Não somos um país, somos um enorme convento de carmelitas autistas em silenciosa comunicação com o seu écranzinho que os põe em contacto com um estranho universo inexistente, cheio de palavras e imagens irreais. Os humanos já não falam: dialogam em silêncio com o nada, isto é com o que pensam ser os outros e o mundo, trocando banalidades arrasadoras com criaturas e acontecimentos tão fantasmáticos quanto elas. Não se relacionam entre si: relacionam-se com silhuetas vazias, interessam-se por acontecimentos ocos, os afectos transformam-se em siglas, a ternura em bjs sem carne, meia dúzia de consoantes e de k estratégicos substituem os sentimentos e as emoções. Os corpos transformam-se em silhuetas, a partilha em frases feitas, o amor no supermercado do facebook onde as pessoas se apaixonam por criaturas irreais, ou seja fotografias minúsculas e ideias sem carne, encharcando os iphones de lugares comuns patetas nos quais se sente o enorme peso de uma solidão irremediável. Tenho muito dó desses infelizes fantasmas procurando desesperadamente outros infelizes fantasmas na esperança de uma relação fantasmática que, ao fim e ao cabo, não é possível porque não se pode amar uma ausência sem espessura de gente.

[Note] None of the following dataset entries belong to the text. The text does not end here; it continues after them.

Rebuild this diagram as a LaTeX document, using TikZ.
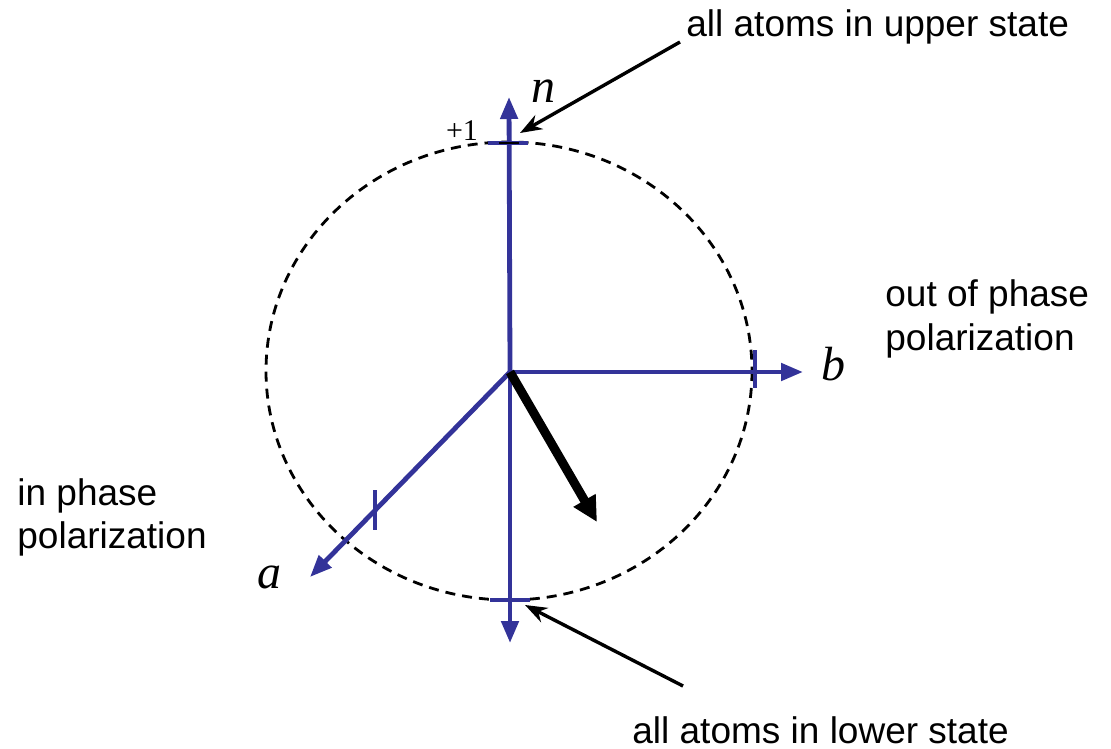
\documentclass[tikz,border=0pt]{standalone}
\usepackage{fontspec}
\setmainfont{Liberation Serif}
\newfontfamily\labelsans{Liberation Sans}
\usetikzlibrary{arrows.meta}
\definecolor{axisblue}{RGB}{51,51,153}
\tikzset{
  axis/.style={axisblue,line width=2.4pt,-{Triangle[length=11pt,width=8.5pt]}},
  tick/.style={axisblue,line width=2.4pt},
  pointer/.style={line width=1.7pt,-{Stealth[length=11pt,width=8pt]}},
  note/.style={font=\labelsans\fontsize{18.5pt}{21.5pt}\selectfont,inner sep=0pt,align=left},
  axlabel/.style={font=\itshape\fontsize{24pt}{27pt}\selectfont,inner sep=0pt}
}
\begin{document}
\begin{tikzpicture}[x=0.5pt,y=-0.5pt]
\useasboundingbox (0,0) rectangle (1111,748);
% axes
\coordinate (O) at (510,372);
\coordinate (N) at (509,97);
\coordinate (S) at (510,643);
\coordinate (B) at (803,372);
\coordinate (A) at (310,577);
\draw[line width=1.4pt,dash pattern=on 5pt off 3.5pt] (509,371) ellipse [x radius=243,y radius=229];
\draw[axis] (O) -- (N);
\draw[axis] (O) -- (S);
\draw[axis] (O) -- (B);
\draw[axis] (O) -- (A);
\draw[tick] (488,143) -- (528,143);
\draw[tick] (490,600) -- (530,600);
\draw[tick] (755,350) -- (755,388);
\draw[tick] (375,490) -- (375,530);
\draw[line width=1.4pt] (499,143) -- (519,143);
% state vector
\coordinate (P) at (597,522);
\draw[line width=4.5pt,-{Triangle[length=12.5pt,width=12pt]}] (O) -- (P);
% labels
\node[axlabel] (nlab) at (543,91) {n};
\node[axlabel] (blab) at (833,364) {b};
\node[axlabel] (alab) at (269,577) {a};
\node[inner sep=0pt,font=\fontsize{15pt}{17pt}\selectfont] (plus) at (462,131) {+1};
\node[note,anchor=base west] (upper) at (686,37) {all atoms in upper state};
\node[note,anchor=base west] (lower) at (632,743) {all atoms in lower state};
\node[note,anchor=base west] (outph) at (885,350) {out of phase\\polarization};
\node[note,anchor=base west] (inph) at (17,548) {in phase\\polarization};
\coordinate (utip) at (520,133);
\coordinate (ltip) at (525,605);
\draw[pointer] (680,42) -- (utip);
\draw[pointer] (683,686) -- (ltip);
\end{tikzpicture}
\end{document}
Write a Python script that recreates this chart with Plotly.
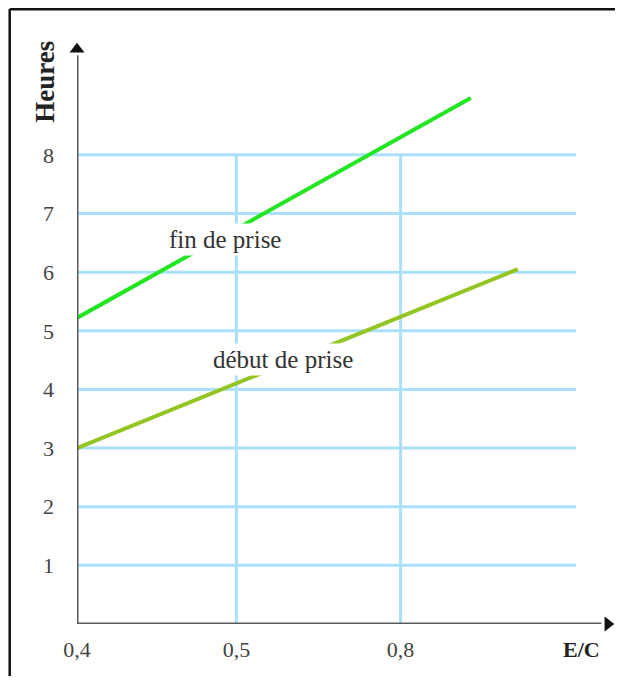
import plotly.graph_objects as go

# ---- data ----
ec_labels = ["0,4", "0,5", "0,8"]          # E/C tick labels
ec_pos = [0, 1, 2.03]                      # positions of those ticks on the drawing axis
hour_ticks = [1, 2, 3, 4, 5, 6, 7, 8]

fin_x = [0, 2.47]
fin_y = [5.22, 8.97]
debut_x = [0, 2.765]
debut_y = [3.0, 6.05]

grid_x_end = 3.13
grid_y_top = 8
x_arrow = 3.33
y_arrow = 9.8

FONT = "Liberation Serif"
GRID = "#abe0fa"
AXIS = "#5a5a5a"

# page body has an 8px margin: figure coordinates = screen pixels - 8
OFF = 8
W, H = 623 - OFF, 684 - 2 * OFF
L, R, T = 69.3, 3.7, 12
B = H - (623.6 - OFF)
PW, PH = W - L - R, H - T - B
XR = [0, 3.4]
YR = [0, 10.3]


def px_to_paper(px, py):
    """screen pixel in the reference -> paper coordinates"""
    return (px - OFF - L) / PW, (H - B - (py - OFF)) / PH


fig = go.Figure()

fig.add_trace(go.Scatter(x=fin_x, y=fin_y, mode="lines",
                         line=dict(color="#22e622", width=4), cliponaxis=False,
                         showlegend=False, hoverinfo="skip"))
fig.add_trace(go.Scatter(x=debut_x, y=debut_y, mode="lines",
                         line=dict(color="#93c623", width=4), cliponaxis=False,
                         showlegend=False, hoverinfo="skip"))
# arrowheads
fig.add_trace(go.Scatter(x=[0], y=[y_arrow], mode="markers", cliponaxis=False,
                         marker=dict(symbol="triangle-up", size=13, color="#111"),
                         showlegend=False, hoverinfo="skip"))
fig.add_trace(go.Scatter(x=[x_arrow], y=[0], mode="markers", cliponaxis=False,
                         marker=dict(symbol="triangle-right", size=13, color="#111"),
                         showlegend=False, hoverinfo="skip"))

shapes = []
for h in hour_ticks:
    shapes.append(dict(type="line", xref="x", yref="y", x0=0, x1=grid_x_end, y0=h, y1=h,
                       line=dict(color=GRID, width=3), layer="below"))
for p in ec_pos[1:]:
    shapes.append(dict(type="line", xref="x", yref="y", x0=p, x1=p, y0=0, y1=grid_y_top,
                       line=dict(color=GRID, width=3), layer="below"))
# axes
shapes.append(dict(type="line", xref="x", yref="y", x0=0, x1=0, y0=0, y1=y_arrow - 0.1,
                   line=dict(color=AXIS, width=3), layer="above"))
shapes.append(dict(type="line", xref="x", yref="y", x0=0, x1=x_arrow - 0.04, y0=0, y1=0,
                   line=dict(color=AXIS, width=3), layer="above"))
# frame
fx0, fy0 = px_to_paper(10, 9)
fx1, fy1 = px_to_paper(640, 700)
shapes.append(dict(type="line", xref="paper", yref="paper", x0=fx0, x1=fx1, y0=fy0, y1=fy0,
                   line=dict(color="#111", width=3), layer="above"))
shapes.append(dict(type="line", xref="paper", yref="paper", x0=fx0, x1=fx0, y0=fy0, y1=fy1,
                   line=dict(color="#111", width=2.5), layer="above"))

hx, hy = px_to_paper(45, 82)
ex, ey = px_to_paper(582, 649)
annotations = [
    dict(x=0.927, y=6.55, xref="x", yref="y", text="fin de prise", showarrow=False,
         xanchor="center", yanchor="middle",
         font=dict(family=FONT, size=25, color="#333"), bgcolor="white", borderpad=2),
    dict(x=1.294, y=4.515, xref="x", yref="y", text="début de prise", showarrow=False,
         xanchor="center", yanchor="middle",
         font=dict(family=FONT, size=25, color="#333"), bgcolor="white", borderpad=2),
    dict(x=hx, y=hy, xref="paper", yref="paper", text="<b>Heures</b>", showarrow=False,
         xanchor="center", yanchor="middle",
         textangle=-90, font=dict(family=FONT, size=27, color="#222")),
    dict(x=ex, y=ey, xref="paper", yref="paper", text="<b>E/C</b>", showarrow=False,
         xanchor="center", yanchor="middle",
         font=dict(family=FONT, size=22, color="#222")),
]

fig.update_layout(
    width=W, height=H, autosize=False,
    margin=dict(l=L, r=R, t=T, b=B, autoexpand=False),
    paper_bgcolor="white", plot_bgcolor="white",
    shapes=shapes, annotations=annotations,
    xaxis=dict(range=XR, showgrid=False, zeroline=False, showline=False, automargin=False,
               tickmode="array", tickvals=ec_pos, ticktext=ec_labels, ticks="",
               ticklabelstandoff=10,
               tickfont=dict(family=FONT, size=22, color="#444")),
    yaxis=dict(range=YR, showgrid=False, zeroline=False, showline=False, automargin=False,
               tickmode="array", tickvals=hour_ticks, ticks="",
               ticklabelstandoff=22,
               tickfont=dict(family=FONT, size=22, color="#444")),
)

fig.write_html("out.html")
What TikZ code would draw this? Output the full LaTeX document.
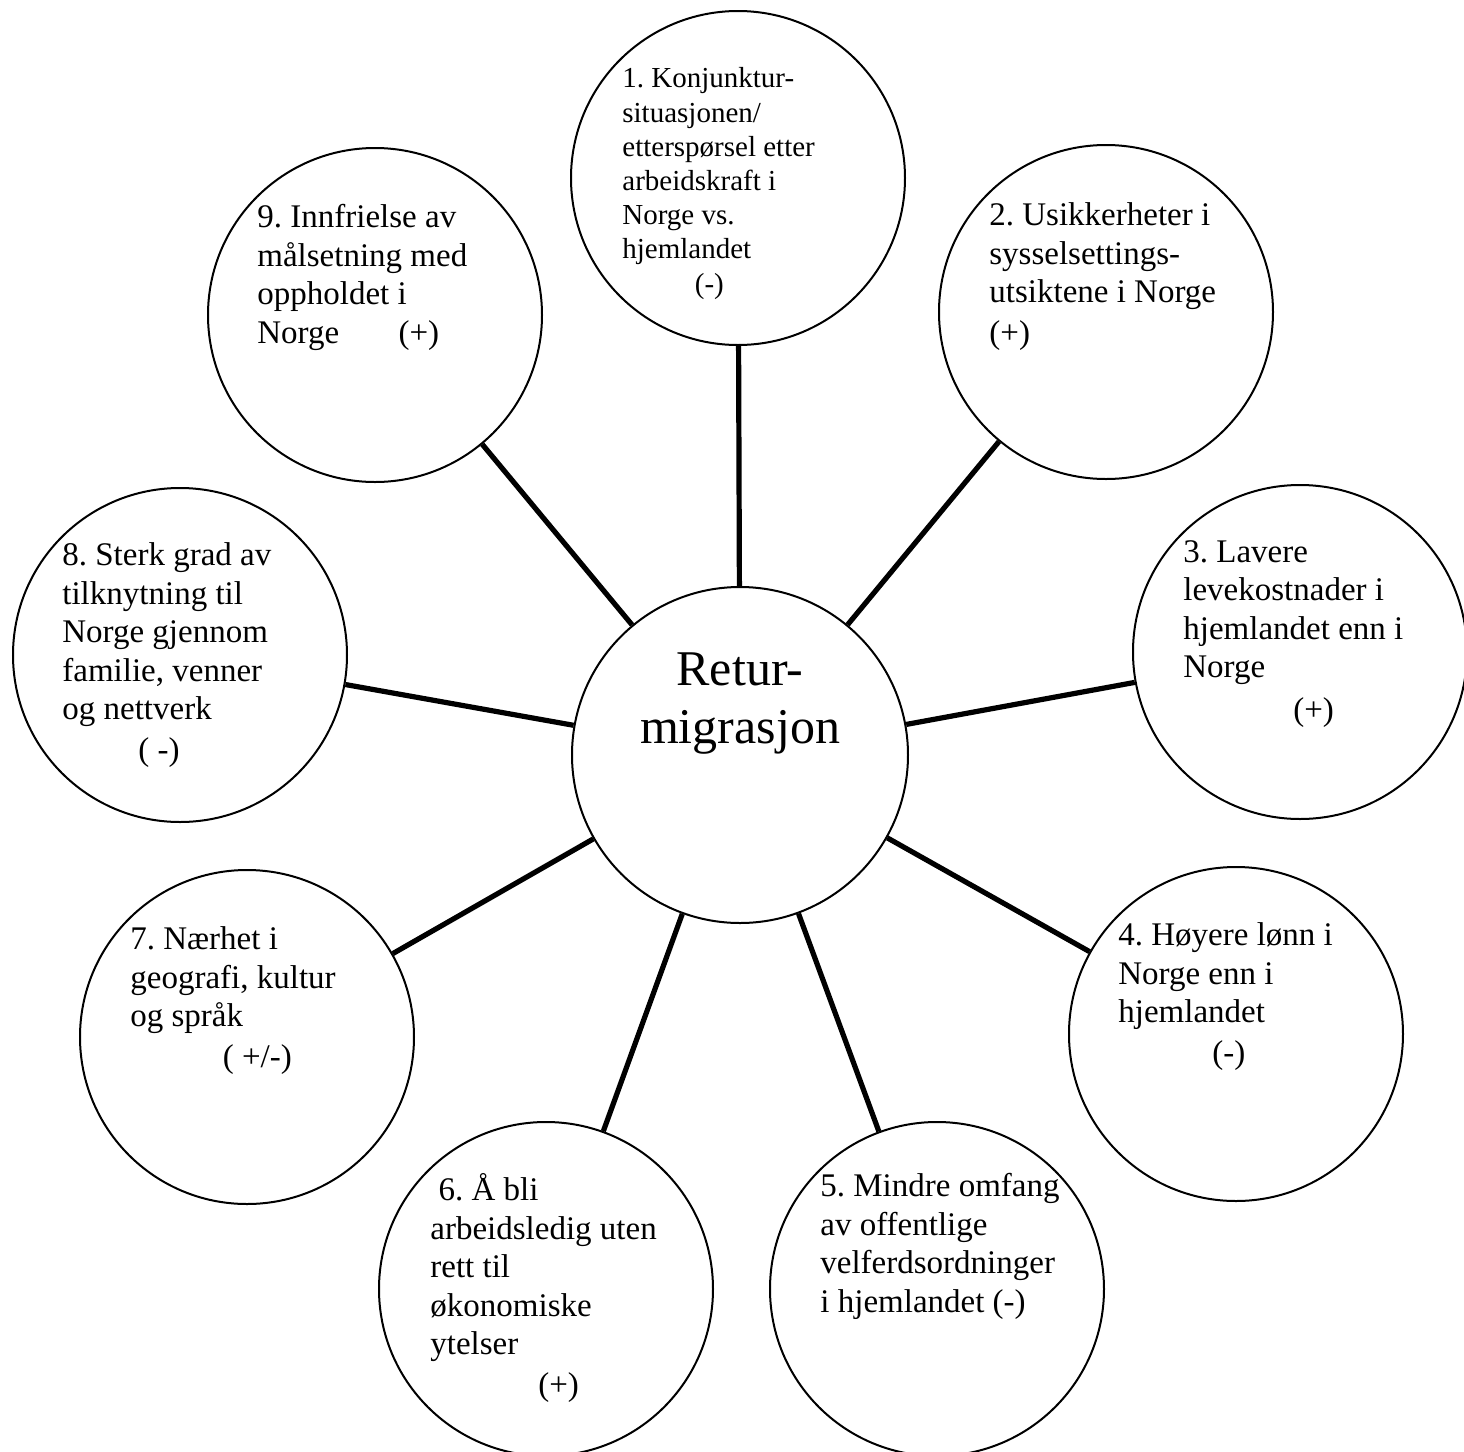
\documentclass[tikz,border=0pt]{standalone}
\usepackage{fontspec}
\setmainfont{Liberation Serif}
\frenchspacing
\usetikzlibrary{calc}

\begin{document}
\begin{tikzpicture}[x=0.5pt,y=-0.5pt,
  factor/.style={circle,draw,line width=1pt,minimum size=167pt,inner sep=0pt},
  ftext/.style={anchor=base west,align=left,inner sep=0pt,font=\fontsize{16.5}{19.25}\selectfont},
  spoke/.style={line width=2.6pt}]
\useasboundingbox (0,0) rectangle (1464,1452);

\node[factor,minimum size=168pt] (cc) at (740,755) {};
\node[factor] (c1) at (738,178) {};
\node[factor] (c2) at (1106,312) {};
\node[factor] (c3) at (1300,652) {};
\node[factor] (c4) at (1236,1034) {};
\node[factor] (c5) at (937,1289) {};
\node[factor] (c6) at (546,1289) {};
\node[factor] (c7) at (247,1037) {};
\node[factor] (c8) at (180,655) {};
\node[factor] (c9) at (375,315) {};

\node[anchor=base,align=center,inner sep=0pt,font=\fontsize{25}{29}\selectfont] (tc) at ($(cc)+(0,-12)$) {Retur-\\migrasjon};

\node[ftext,font=\fontsize{14.5}{17.1}\selectfont] (t1) at ($(c1)+(-116,115)$)
  {1. Konjunktur-\\situasjonen/\\etterspørsel etter\\arbeidskraft i\\Norge vs.\\hjemlandet\\\hspace*{2.5em}(-)};
\node[ftext] (t2) at ($(c2)+(-117,31)$)
  {2. Usikkerheter i\\sysselsettings-\\utsiktene i Norge\\[1pt](+)};
\node[ftext] (t3) at ($(c3)+(-117,68)$)
  {3. Lavere\\levekostnader i\\hjemlandet enn i\\Norge\\[2pt]\hspace*{3.33em}(+)};
\node[ftext] (t4) at ($(c4)+(-118,29)$)
  {4. Høyere lønn i\\Norge enn i\\hjemlandet\\[1pt]\hspace*{2.85em}(-)};
\node[ftext] (t5) at ($(c5)+(-117,23)$)
  {5. Mindre omfang\\av offentlige\\velferdsordninger\\i hjemlandet (-)};
\node[ftext] (t6) at ($(c6)+(-116,106)$)
  {\hspace*{0.25em}6. Å bli\\arbeidsledig uten\\rett til\\økonomiske\\ytelser\\[1pt]\hspace*{3.27em}(+)};
\node[ftext] (t7) at ($(c7)+(-117,30)$)
  {7. Nærhet i\\geografi, kultur\\og språk\\[1pt]\hspace*{2.8em}( +/-)};
\node[ftext] (t8) at ($(c8)+(-118,105)$)
  {8. Sterk grad av\\tilknytning til\\Norge gjennom\\familie, venner\\og nettverk\\[1pt]\hspace*{2.3em}( -)};
\node[ftext] (t9) at ($(c9)+(-118,28)$)
  {9. Innfrielse av\\målsetning med\\oppholdet i\\Norge\hspace{1.8em}(+)};

\draw[spoke] (cc) -- (c1);
\draw[spoke] (cc) -- (c2);
\draw[spoke] (cc) -- (c3);
\draw[spoke] (cc) -- (c4);
\draw[spoke] (cc) -- (c5);
\draw[spoke] (cc) -- (c6);
\draw[spoke] (cc) -- (c7);
\draw[spoke] (cc) -- (c8);
\draw[spoke] (cc) -- (c9);

\end{tikzpicture}
\end{document}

O poeta Fernando Pessoa, por exemplo, parece-me não uma criatura mas um nada falante. Não é ao artista que me refiro agora, é ao homem que tentava existir através da bebida na esperança de obter, por intermédio de um substituto do leite materno, a densidade carnal que não tinha e, portanto, os seus escritos não respiram. Fingem que respiram, num sofrimento imenso. As criaturas dos iphones não pensam, não lhes interessa pensar, interessa-lhes existir no vazio, relacionando-se com vazios tão brancos quanto os deles, procurando desesperadamente bjs sem substância. Conversam com ninguéns em diálogos de uma pobreza afectiva absoluta que é o único anteparo de que são capazes para tentarem lutar contra a depressão, porque ao princípio não era o Verbo, era a Depressão, e as nossas almas tão sozinhas, tão pobres. O que queremos de facto, o que esperamos ainda é encontrar um modo de nos acharmos menos desamparados, menos indefesos, menos perdidos, e esperamos, como crianças que esqueceram o caminho para casa, que um bj nos aponte o caminho. E não aponta porque nenhum bj se transforma em beijo, é uma metamorfose impossível. Toma o meu bj, dá-me o teu bj em troca. E ficamos cada um com o bj do outro na palma a pensar

– O que faço eu com isto?

enquanto as duas letras se dissolvem ou se evaporam num écranzinho que não responde. Na fila dos automóveis de regresso a casa ao fim do dia vemos as pessoas sentadas no carro, olhando fixamente em frente, imóveis e sérias. Se repararmos nos olhos delas estão todas mortas atrás dos olhos. Não faz mal: o iphone está aqui no bolso; em chegando a casa ligo-o e encontro outros desgraçados, tão defuntos quanto eu, à espera de um colo que não existe. Há uma ausência apenas e lá ao fundo, na cozinha, uma torneira que não veda bem a pingar no lava-loiças o ritmo angustiado do nosso desespero. Talvez um bj ajude um bocadinho a torná-lo suportável: é que somos tão pobres que nos contentamos com uma côdeazita de nada. E amanhã encontraremos na fronha algumas migalhas que sobraram. Se as metermos na boca têm um gosto a lágrimas.